On Wednesday, professional art movers from Boston wrestled an ancient marble coffin onto a flatbed truck and transported it to the Rhode Island School of Design’s Museum of Art on Benefit Street. The sarcophagus is a gift from the Museum of Natural History and Planetarium at Roger Williams Park, where it has languished for more than a century.
The sarcophagus, made of Turkish marble during the second or third century and shipped to Rome, will become part of the RISD Museum’s ancient Greek and Roman Gallery, which will open in the fall of 2010.
“It’s a really wonderful object to teach students about the enduring fascination we have with works of ancient art,” said Gina Borromeo, the RISD museum’s curator of ancient art. “It’s perfect for RISD because it talks about the re-use of objects, when artists react to earlier works of art.”
The Museum of Natural History donated the sarcophagus to RISD because it no longer fits with the museum’s current mission, which focuses on the natural sciences.
Borromeo believes that the sarcophagus was shipped without any adornment and then carved in Rome, where it was designed to meet a rich patron’s specifications. The carvings appear to have been redone in the 18th century, when Europe became fascinated with all things ancient. The design shows satyrs and maenads frolicking in Dionysian delight.

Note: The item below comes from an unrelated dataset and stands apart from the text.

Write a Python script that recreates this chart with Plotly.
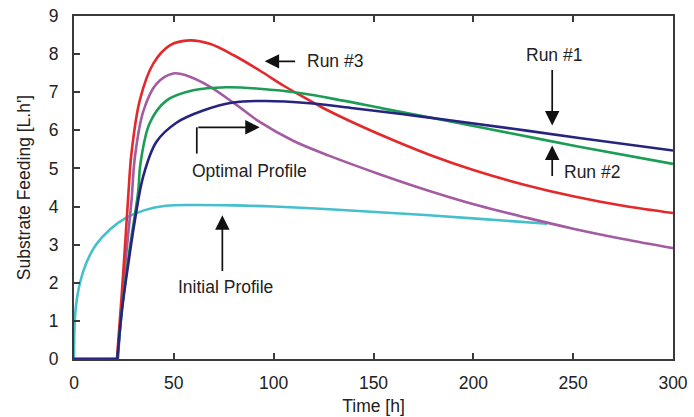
import plotly.graph_objects as go

# ---- data ----
t_run1 = [0, 21.7, 23.8, 27.2, 30.5, 34.7, 41.3, 51.3, 64.7, 79.7, 96, 118, 140, 165, 190, 220, 253, 300]
y_run1 = [0, 0, 1.19, 2.5, 3.64, 4.8, 5.7, 6.2, 6.52, 6.73, 6.77, 6.71, 6.58, 6.42, 6.25, 6.04, 5.80, 5.47]

t_run2 = [0, 21.7, 24.7, 28, 32.2, 33.2, 38, 46.3, 59.7, 76.3, 93, 113, 134.7, 155, 186, 220, 253, 300]
y_run2 = [0, 0, 1.62, 2.93, 4.42, 5.1, 6.2, 6.78, 7.05, 7.13, 7.09, 6.98, 6.78, 6.57, 6.26, 5.91, 5.57, 5.12]

t_run3 = [0, 21.5, 23.8, 25.5, 27.2, 28.8, 33, 39.7, 48, 58, 68, 80, 93, 105, 115, 125, 140, 160, 180, 200, 225, 250, 275, 300]
y_run3 = [0, 0, 1.62, 2.93, 4.3, 5.4, 6.8, 7.75, 8.23, 8.36, 8.27, 7.97, 7.57, 7.17, 6.87, 6.58, 6.2, 5.74, 5.32, 4.96, 4.58, 4.27, 4.02, 3.83]

t_opt = [0, 22, 24.2, 26.5, 28.8, 30.5, 34.7, 41.3, 49.7, 56.3, 68, 81, 93, 110, 128, 153, 178, 203, 228, 250, 275, 300]
y_opt = [0, 0, 1.62, 2.93, 4.16, 5.3, 6.5, 7.22, 7.49, 7.44, 7.15, 6.68, 6.22, 5.72, 5.33, 4.85, 4.41, 4.02, 3.69, 3.42, 3.15, 2.91]

t_init = [0, 0.3, 1, 3, 6, 11, 18, 26, 35, 46, 60, 80, 100, 128, 153, 178, 205, 237]
y_init = [0, 0.9, 1.4, 2.0, 2.5, 3.0, 3.4, 3.7, 3.9, 4.02, 4.04, 4.03, 4.0, 3.93, 3.85, 3.77, 3.67, 3.55]

x_ticks = [0, 50, 100, 150, 200, 250, 300]
y_ticks = [0, 1, 2, 3, 4, 5, 6, 7, 8, 9]

C_RUN1 = "#272480"
C_RUN2 = "#1c9c55"
C_RUN3 = "#e3292b"
C_OPT = "#a35ba1"
C_INIT = "#45bfcc"
LW = 2.6
SM = 1.0

fig = go.Figure()

fig.add_trace(go.Scatter(x=t_init, y=y_init, mode="lines", name="Initial Profile",
                         line=dict(color=C_INIT, width=LW, shape="spline", smoothing=SM),
                         cliponaxis=False))

for t, y, c, n in [(t_opt, y_opt, C_OPT, "Optimal Profile"),
                   (t_run3, y_run3, C_RUN3, "Run #3"),
                   (t_run2, y_run2, C_RUN2, "Run #2"),
                   (t_run1, y_run1, C_RUN1, "Run #1")]:
    # lag phase (flat) drawn straight, the rest smoothed
    fig.add_trace(go.Scatter(x=t[:2], y=y[:2], mode="lines", name=n, showlegend=False,
                             line=dict(color=c, width=LW), cliponaxis=False))
    fig.add_trace(go.Scatter(x=t[1:], y=y[1:], mode="lines", name=n,
                             line=dict(color=c, width=LW, shape="spline", smoothing=SM),
                             cliponaxis=False))

FONT = dict(family="Liberation Sans, Arial, sans-serif", size=17.5, color="#222222")
AX = "#3a3a3a"


def arrow(x, y, ax, ay):
    fig.add_annotation(x=x, y=y, ax=ax, ay=ay, xref="x", yref="y", axref="x", ayref="y",
                       text="", showarrow=True, arrowhead=2, arrowsize=1.7, arrowwidth=1.7,
                       arrowcolor="#111111", standoff=0, startstandoff=0)


def label(x, y, s, xanchor="center"):
    fig.add_annotation(x=x, y=y, xref="x", yref="y", text=s, showarrow=False,
                       font=FONT, xanchor=xanchor, yanchor="middle")


# Run #3
arrow(95.5, 7.81, 111.5, 7.81)
label(115.5, 7.81, "Run #3", "left")
# Optimal profile (elbow arrow)
fig.add_shape(type="line", x0=61.5, y0=5.39, x1=61.5, y1=6.08, xref="x", yref="y",
              line=dict(color="#111111", width=1.7))
arrow(93, 6.08, 61.5, 6.08)
label(88, 4.94, "Optimal Profile")
# Run #1
arrow(239.5, 6.13, 239.5, 7.62)
label(240.5, 7.97, "Run #1")
# Run #2
arrow(239.5, 5.6, 239.5, 4.76)
label(244.5, 4.9, "Run #2", "left")
# Initial profile
arrow(74.3, 3.77, 74.3, 2.27)
label(76, 1.9, "Initial Profile")

fig.update_layout(
    width=694, height=417,
    margin=dict(l=74, r=21, t=16, b=58, autoexpand=False),
    paper_bgcolor="white", plot_bgcolor="white",
    showlegend=False,
    font=FONT,
)
fig.update_xaxes(range=[0, 300], tickvals=x_ticks, ticktext=[str(v) for v in x_ticks],
                 automargin=False,
                 showgrid=False, zeroline=False, showline=True, linecolor=AX, linewidth=2,
                 mirror="ticks", ticks="inside", ticklen=6, tickwidth=1.5, tickcolor=AX,
                 ticklabelstandoff=7,
                 title=dict(text="Time [h]", font=FONT, standoff=8))
fig.update_yaxes(range=[0, 9], tickvals=y_ticks, ticktext=[str(v) for v in y_ticks],
                 automargin=False,
                 showgrid=False, zeroline=False, showline=True, linecolor=AX, linewidth=2,
                 mirror=True, ticks="inside", ticklen=6, tickwidth=1.5, tickcolor=AX,
                 ticklabelstandoff=10,
                 title=dict(text="Substrate Feeding [L.h']", font=FONT, standoff=14))

fig.write_html("out.html")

In ancient Greece, Dionysus was the god of wine and merriment who later morphed into the Roman god, Bacchus.
“Some conservation work has to be done,” Borromeo said, adding that one end has been damaged.
The last time that RISD re-interpreted its ancient collection was in 1940. This time, the museum is reorganizing its collection around themes, which Borromeo hopes will make the exhibit more lively and accessible to children.